The area of Queensway was historically in the township of Newton and the Tithe Map c.1838 shows the area to be pastureland owned by the Earl of Kilmorey, rented out in fields with wonderful names such as 'Mainwaring Hayes', 'The Great Lammas Cote' and 'Boswell’s Strive on Traver’s End'. An aerial photograph taken in 1931 enables the field pattern to be seen and also shows houses built on the east side of Newton Lane, where the gap that was to be Queensway can be observed. It also shows properties that already been built at the start of Kingsway.
Pressure for homes in Chester City meant that possible building land outside its boundaries was investigated, Newton, Blacon and Lache coming into consideration. In 1936 Hoole Urban District Council, a housing authority, took over from Newton which was only a Parish Council, 288 acres of building land. A map of the District in the late 1940s illustrates how much land was transferred.
The first 12 houses of Queensway were built at right angles to Newton Lane by William Arthur Davies who lived at 'Shavington' which was 50 Newton Lane. He had already built properties on Brook Lane. He employed an Architect, C.H. Coppack of Hunter Street to design some of them just as War broke out and they were not completed until 1952. During the War, fields on the west side of Newton Lane were converted into allotments for the ‘Dig for Victory’ campaign.

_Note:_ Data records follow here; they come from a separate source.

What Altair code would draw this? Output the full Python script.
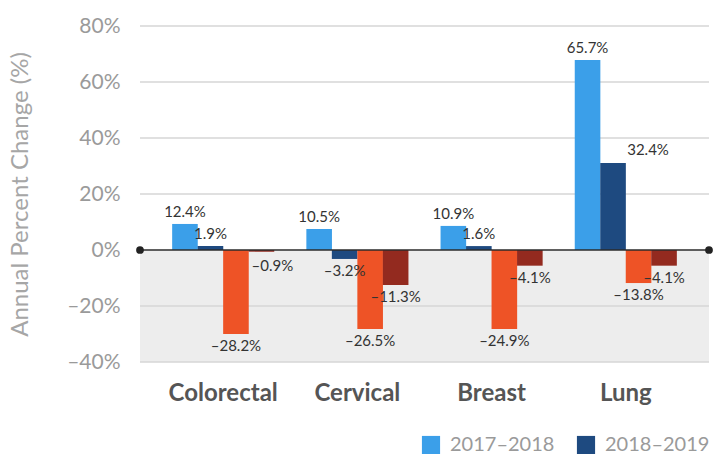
import altair as alt
import pandas as pd

categories = ["Colorectal", "Cervical", "Breast", "Lung"]
periods = ["2017–2018", "2018–2019", "2019–2020", "2020–2021"]
colors = ["#3b9fe9", "#1e4a80", "#ee5326", "#932a1f"]

# bar heights as drawn (percent)
v_2017_2018 = [9.3, 7.5, 8.6, 67.9]
v_2018_2019 = [1.4, -3.2, 1.4, 31.1]
v_2019_2020 = [-30.0, -28.2, -28.2, -11.8]
v_2020_2021 = [-0.6, -12.5, -5.6, -5.6]

# printed labels
l_2017_2018 = ["12.4%", "10.5%", "10.9%", "65.7%"]
l_2018_2019 = ["1.9%", "–3.2%", "1.6%", "32.4%"]
l_2019_2020 = ["–28.2%", "–26.5%", "–24.9%", "–13.8%"]
l_2020_2021 = ["–0.9%", "–11.3%", "–4.1%", "–4.1%"]

grid_ticks = [-40, -20, 20, 40, 60, 80]
axis_ticks = [-40, -20, 0, 20, 40, 60, 80]

rows = []
for p, vals, labs in zip(periods,
                         [v_2017_2018, v_2018_2019, v_2019_2020, v_2020_2021],
                         [l_2017_2018, l_2018_2019, l_2019_2020, l_2020_2021]):
    for c, v, l in zip(categories, vals, labs):
        rows.append({"category": c, "period": p, "value": v, "label": l})
df = pd.DataFrame(rows)
grid_df = pd.DataFrame({"v": grid_ticks})

W, H = 569, 336
FONT = "Lato"
YTITLE = "Annual Percent Change (%)"

x_enc = alt.X("category:N", sort=categories,
              scale=alt.Scale(paddingInner=0.24, paddingOuter=0.24),
              axis=alt.Axis(title=None, labelFont=FONT, labelFontWeight="bold",
                            labelFontSize=24, labelColor="#555555", labelPadding=19,
                            ticks=False, domain=False, labelAngle=0, grid=False))
xoff_enc = alt.XOffset("period:N", sort=periods,
                       scale=alt.Scale(paddingInner=0, paddingOuter=0))
y_scale = alt.Scale(domain=[-40, 80], nice=False)
y_axis = alt.Axis(values=axis_ticks, grid=False, ticks=False, domain=False,
                  labelExpr="replace(datum.value + '%', '-', '–')",
                  labelFont=FONT, labelFontSize=21, labelColor="#9a9a9a",
                  labelPadding=20, title=YTITLE, titleFont=FONT,
                  titleFontSize=24, titleFontWeight="normal", titleColor="#a6a6a6",
                  titlePadding=34)

bg = alt.Chart(pd.DataFrame({"a": [0]})).mark_rect(color="#ededed").encode(
    x=alt.value(0), x2=alt.value(W),
    y=alt.Y(datum=0, scale=y_scale, title=YTITLE), y2=alt.datum(-40))

grid = alt.Chart(grid_df).mark_rule(color="#d6d6d6", strokeWidth=1.5).encode(
    y=alt.Y("v:Q", scale=y_scale, title=YTITLE))

bars = alt.Chart(df).mark_bar(size=25.6).encode(
    x=x_enc, xOffset=xoff_enc,
    y=alt.Y("value:Q", scale=y_scale, axis=y_axis),
    color=alt.Color("period:N", sort=periods,
                    scale=alt.Scale(domain=periods, range=colors),
                    legend=alt.Legend(values=periods[:2], title=None, orient="none",
                                      legendX=281, legendY=409, direction="horizontal",
                                      symbolType="square", symbolSize=330,
                                      symbolStrokeWidth=0, symbolOpacity=1,
                                      labelFontSize=20, labelColor="#9a9a9a",
                                      labelFont=FONT, columnPadding=21,
                                      labelOffset=9)))

zero = alt.Chart(pd.DataFrame({"a": [0]})).mark_rule(color="#2b2b2b", strokeWidth=1.5).encode(
    y=alt.Y(datum=0, scale=y_scale, title=YTITLE))
dots = alt.Chart(pd.DataFrame({"px": [0, W]})).mark_point(
    filled=True, color="#222222", size=60, opacity=1).encode(
    x=alt.X("px:Q", scale=None, axis=None),
    y=alt.Y(datum=0, scale=y_scale, title=YTITLE))

special = "(datum.category == 'Lung' && datum.period == '2018–2019') || (datum.category == 'Colorectal' && datum.period == '2020–2021')"

def txt(filt, dy, dx=0):
    return alt.Chart(df).transform_filter(filt).mark_text(
        font=FONT, fontSize=15, color="#333333", baseline="middle", dy=dy, dx=dx).encode(
        x=x_enc, xOffset=xoff_enc,
        y=alt.Y("value:Q", scale=y_scale, title=YTITLE), text="label:N")

t_pos = txt(f"datum.value >= 0 && !({special})", -12)
t_neg = txt(f"datum.value < 0 && !({special})", 12)
t_lung = txt("datum.category == 'Lung' && datum.period == '2018–2019'", -13, 35)
t_col = txt("datum.category == 'Colorectal' && datum.period == '2020–2021'", 14, 11)

chart = alt.layer(bg, grid, bars, zero, dots, t_pos, t_neg, t_lung, t_col).properties(
    width=W, height=H,
    autosize=alt.AutoSizeParams(type="none"),
    padding={"left": 140, "top": 26, "right": 4, "bottom": 92},
).configure_view(stroke=None)

chart.save("out.html", embed_options={"renderer": "svg", "actions": False})
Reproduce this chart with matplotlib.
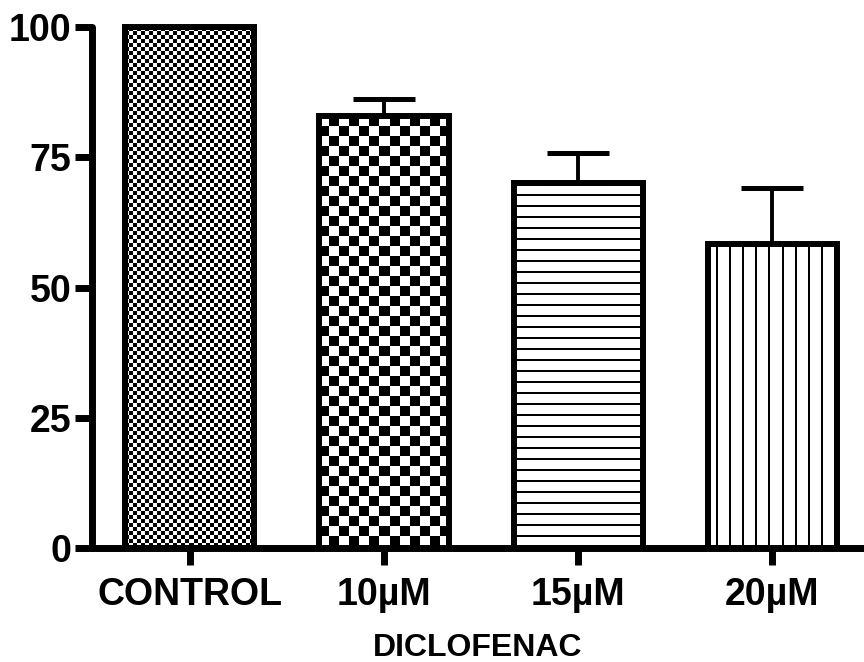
import numpy as np
import matplotlib
matplotlib.use("Agg")
import matplotlib.pyplot as plt

categories = ["CONTROL", "10\u00b5M", "15\u00b5M", "20\u00b5M"]
means = [100.0, 82.9, 70.0, 58.3]
errors = [0.0, 3.3, 5.8, 10.8]
patterns = ["fine", "coarse", "hlines", "vlines"]
yticks = [0, 25, 50, 75, 100]
xlabel = "DICLOFENAC"

plt.rcParams['font.family'] = ['Liberation Sans', 'DejaVu Sans']
plt.rcParams['font.weight'] = 'bold'

W, H = 864, 662
fig = plt.figure(figsize=(W / 100, H / 100), dpi=100)
ax = fig.add_axes([92 / W, (H - 548) / H, (W - 92) / W, (548 - 27) / H])

x = np.arange(len(categories))
ax.set_xlim(-0.505, 3.474)
ax.set_ylim(0, 100)

bars = ax.bar(x, means, width=0.665, facecolor='none', edgecolor='black',
              linewidth=4.3, zorder=3, clip_on=False)

def make_pattern(kind, w, h):
    yy, xx = np.mgrid[0:h, 0:w]
    if kind == "fine":
        c = 4
        return ((xx // c + yy // c) % 2).astype(float)
    if kind == "coarse":
        c = 10
        return ((xx // c + yy // c) % 2).astype(float)
    if kind == "hlines":
        return ((yy % 11) < 2).astype(float)
    if kind == "vlines":
        return (((xx - 8) % 13) < 2).astype(float)
    return np.zeros((h, w))

for b, kind in zip(bars, patterns):
    x0, y0 = b.get_x(), b.get_y()
    x1, y1 = x0 + b.get_width(), y0 + b.get_height()
    p0 = ax.transData.transform((x0, y0))
    p1 = ax.transData.transform((x1, y1))
    w = int(round(p1[0] - p0[0]))
    h = int(round(p1[1] - p0[1]))
    img = make_pattern(kind, w, h)
    im = ax.imshow(img, extent=(x0, x1, y0, y1), cmap='gray_r', vmin=0, vmax=1,
                   interpolation='nearest', aspect='auto', zorder=2, origin='upper')
    im.set_clip_path(b)

ax.set_xlim(-0.505, 3.474)
ax.set_ylim(0, 100)

ax.errorbar(x[1:], means[1:], yerr=[np.zeros(len(x) - 1), errors[1:]], fmt='none',
            ecolor='black', elinewidth=2.8, capsize=22, capthick=3.6, zorder=2.5,
            clip_on=False)

for s in ['top', 'right']:
    ax.spines[s].set_visible(False)
for s in ['left', 'bottom']:
    ax.spines[s].set_linewidth(5)
    ax.spines[s].set_capstyle('round')

ax.set_xticks(x)
ax.set_xticklabels(categories)
ax.set_yticks(yticks)
ax.set_yticklabels([str(v) for v in yticks])
ax.tick_params(axis='both', direction='out', length=12, width=5, labelsize=27)
ax.tick_params(axis='x', pad=9)
ax.tick_params(axis='y', pad=3)
for t in ax.get_xticklabels() + ax.get_yticklabels():
    t.set_fontweight('bold')
ax.set_xlabel(xlabel, fontsize=23, fontweight='bold', labelpad=14)

fig.savefig("out.png", dpi=100)
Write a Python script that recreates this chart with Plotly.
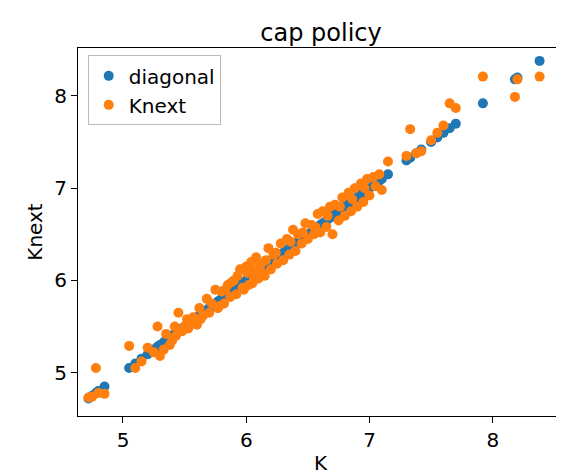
import plotly.graph_objects as go

K = [4.72,4.75,4.78,4.80,4.85,5.05,5.10,5.15,5.20,5.25,5.28,5.30,5.33,5.35,5.38,5.40,5.42,5.45,5.48,5.50,
     5.52,5.55,5.57,5.60,5.62,5.65,5.68,5.70,5.72,5.75,5.77,5.80,5.82,5.85,5.87,5.90,5.92,5.95,5.97,6.00,
     6.02,6.04,6.06,6.08,6.10,6.12,6.15,6.18,6.20,6.22,6.25,6.28,6.30,6.33,6.35,6.38,6.40,6.42,6.45,6.48,
     6.50,6.53,6.55,6.58,6.60,6.62,6.65,6.68,6.70,6.72,6.75,6.78,6.80,6.83,6.85,6.88,6.90,6.93,6.95,6.98,
     7.00,7.03,7.05,7.08,7.10,7.15,7.30,7.33,7.38,7.42,7.50,7.55,7.60,7.65,7.70,7.92,8.18,8.20,8.38,
     5.88,5.93,5.98,6.01,6.03,6.05,6.07,6.09,6.11,6.13,6.16,5.83,5.78,6.24,6.36,6.46,6.56,6.66,6.76,6.86,
     6.96,5.63,5.53,5.43]
Knext = [4.73,4.74,5.05,4.78,4.77,5.29,5.05,5.12,5.27,5.22,5.50,5.18,5.25,5.42,5.30,5.35,5.50,5.65,5.45,5.50,
         5.58,5.55,5.60,5.52,5.70,5.62,5.80,5.65,5.75,5.90,5.70,5.88,5.75,5.95,5.82,6.00,5.85,6.12,5.92,6.15,
         5.95,6.20,6.00,6.25,6.02,6.18,6.05,6.35,6.12,6.28,6.18,6.40,6.22,6.45,6.28,6.55,6.32,6.50,6.40,6.62,
         6.45,6.60,6.50,6.72,6.52,6.75,6.58,6.80,6.50,6.82,6.65,6.90,6.70,6.95,6.75,7.00,6.80,7.05,6.85,7.10,
         6.92,7.12,7.02,7.15,6.98,7.29,7.35,7.64,7.38,7.40,7.52,7.60,7.68,7.92,7.87,8.21,7.99,8.18,8.21,
         5.98,6.05,5.90,6.08,6.12,5.97,6.10,6.05,6.15,6.08,6.22,5.90,5.72,6.30,6.42,6.52,6.58,6.70,6.80,6.88,
         7.00,5.58,5.48,5.40]

fig = go.Figure()
fig.add_trace(go.Scatter(x=K, y=K, mode="markers", name="diagonal",
                         marker=dict(color="#1f77b4", size=10)))
fig.add_trace(go.Scatter(x=K, y=Knext, mode="markers", name="Knext",
                         marker=dict(color="#ff7f0e", size=10)))
ax = dict(showgrid=False, zeroline=False, showline=True, mirror=True, linecolor="black",
          ticks="outside", ticklen=6, tickcolor="black", tickfont=dict(size=20))
fig.update_layout(
    width=564, height=472, plot_bgcolor="white", paper_bgcolor="white",
    font=dict(family="DejaVu Sans", color="black"),
    margin=dict(l=70, r=9, t=40, b=64),
    title=dict(text="cap policy", x=0.555, xanchor="center", y=0.965, font=dict(size=24)),
    xaxis=dict(ax, title=dict(text="K", font=dict(size=20), standoff=4), range=[4.635, 8.57], tickvals=[5,6,7,8]),
    yaxis=dict(ax, title=dict(text="Knext", font=dict(size=20), standoff=6), range=[4.53, 8.52], tickvals=[5,6,7,8]),
    legend=dict(x=0.02, y=0.98, xanchor="left", yanchor="top", bordercolor="#bbbbbb", borderwidth=1,
                font=dict(size=20), bgcolor="rgba(255,255,255,0.8)"),
)
fig.write_html("out.html")
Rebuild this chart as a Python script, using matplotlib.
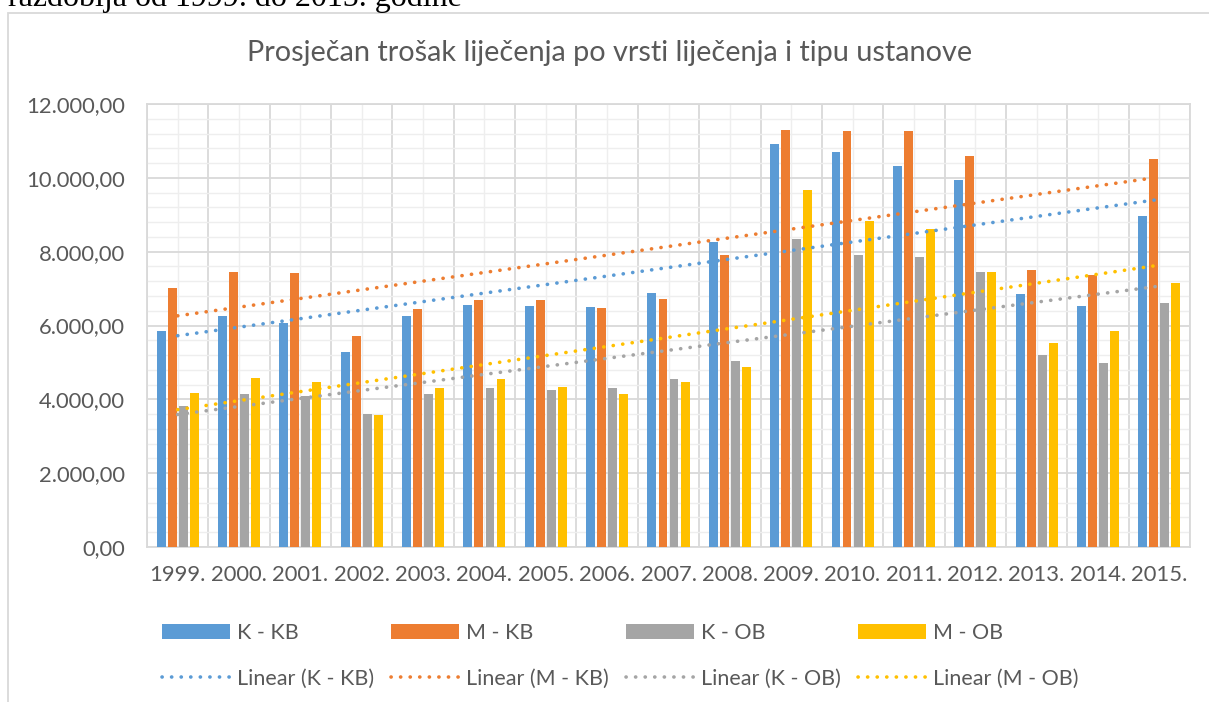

Most of the houses in the remainder of Queensway (round the bend No.13 being omitted) were built and sold by E.H. Barley, a builder from Charlotte Street in Chester, between 1957 and 1960. E.H. Barley built a large number of properties on the Plas Newton Estate and many house deeds will contain his details.
It has been suggested that Queensway and Kingsway were so named because of the support for the Monarchy following the abdication of King Edward VIII in 1936. Unfortunately, part of Kingsway was already built and named by then.